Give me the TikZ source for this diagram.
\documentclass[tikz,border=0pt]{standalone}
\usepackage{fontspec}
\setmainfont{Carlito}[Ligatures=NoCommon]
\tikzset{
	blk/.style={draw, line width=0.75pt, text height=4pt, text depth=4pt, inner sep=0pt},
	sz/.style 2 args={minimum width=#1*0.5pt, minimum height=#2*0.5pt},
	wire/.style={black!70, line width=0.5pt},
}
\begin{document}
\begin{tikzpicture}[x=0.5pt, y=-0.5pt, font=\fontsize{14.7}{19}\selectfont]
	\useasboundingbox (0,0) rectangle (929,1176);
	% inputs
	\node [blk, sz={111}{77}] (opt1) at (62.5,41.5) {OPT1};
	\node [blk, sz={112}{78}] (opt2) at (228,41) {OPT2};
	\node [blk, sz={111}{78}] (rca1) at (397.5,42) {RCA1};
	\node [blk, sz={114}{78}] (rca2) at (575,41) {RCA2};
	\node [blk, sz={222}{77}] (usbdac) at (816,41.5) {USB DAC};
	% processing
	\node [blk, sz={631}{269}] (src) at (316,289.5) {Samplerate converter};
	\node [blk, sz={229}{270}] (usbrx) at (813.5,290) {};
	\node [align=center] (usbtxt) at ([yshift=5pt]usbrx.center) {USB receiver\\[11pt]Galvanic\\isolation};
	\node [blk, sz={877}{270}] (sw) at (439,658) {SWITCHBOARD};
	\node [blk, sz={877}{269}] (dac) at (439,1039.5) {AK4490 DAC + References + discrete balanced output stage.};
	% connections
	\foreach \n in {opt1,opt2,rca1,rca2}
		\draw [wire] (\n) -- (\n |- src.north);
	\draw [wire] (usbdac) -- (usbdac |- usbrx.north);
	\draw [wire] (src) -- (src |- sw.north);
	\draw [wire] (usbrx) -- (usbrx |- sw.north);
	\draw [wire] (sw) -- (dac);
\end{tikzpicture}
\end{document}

### Requirements
Please restate the whole listing word for word.

### Response
Give me the TikZ source for this diagram.
\documentclass[tikz,border=0pt]{standalone}
\usepackage{fontspec}
\setmainfont{Carlito}[Ligatures=NoCommon]
\tikzset{
	blk/.style={draw, line width=0.75pt, text height=4pt, text depth=4pt, inner sep=0pt},
	sz/.style 2 args={minimum width=#1*0.5pt, minimum height=#2*0.5pt},
	wire/.style={black!70, line width=0.5pt},
}
\begin{document}
\begin{tikzpicture}[x=0.5pt, y=-0.5pt, font=\fontsize{14.7}{19}\selectfont]
	\useasboundingbox (0,0) rectangle (929,1176);
	% inputs
	\node [blk, sz={111}{77}] (opt1) at (62.5,41.5) {OPT1};
	\node [blk, sz={112}{78}] (opt2) at (228,41) {OPT2};
	\node [blk, sz={111}{78}] (rca1) at (397.5,42) {RCA1};
	\node [blk, sz={114}{78}] (rca2) at (575,41) {RCA2};
	\node [blk, sz={222}{77}] (usbdac) at (816,41.5) {USB DAC};
	% processing
	\node [blk, sz={631}{269}] (src) at (316,289.5) {Samplerate converter};
	\node [blk, sz={229}{270}] (usbrx) at (813.5,290) {};
	\node [align=center] (usbtxt) at ([yshift=5pt]usbrx.center) {USB receiver\\[11pt]Galvanic\\isolation};
	\node [blk, sz={877}{270}] (sw) at (439,658) {SWITCHBOARD};
	\node [blk, sz={877}{269}] (dac) at (439,1039.5) {AK4490 DAC + References + discrete balanced output stage.};
	% connections
	\foreach \n in {opt1,opt2,rca1,rca2}
		\draw [wire] (\n) -- (\n |- src.north);
	\draw [wire] (usbdac) -- (usbdac |- usbrx.north);
	\draw [wire] (src) -- (src |- sw.north);
	\draw [wire] (usbrx) -- (usbrx |- sw.north);
	\draw [wire] (sw) -- (dac);
\end{tikzpicture}
\end{document}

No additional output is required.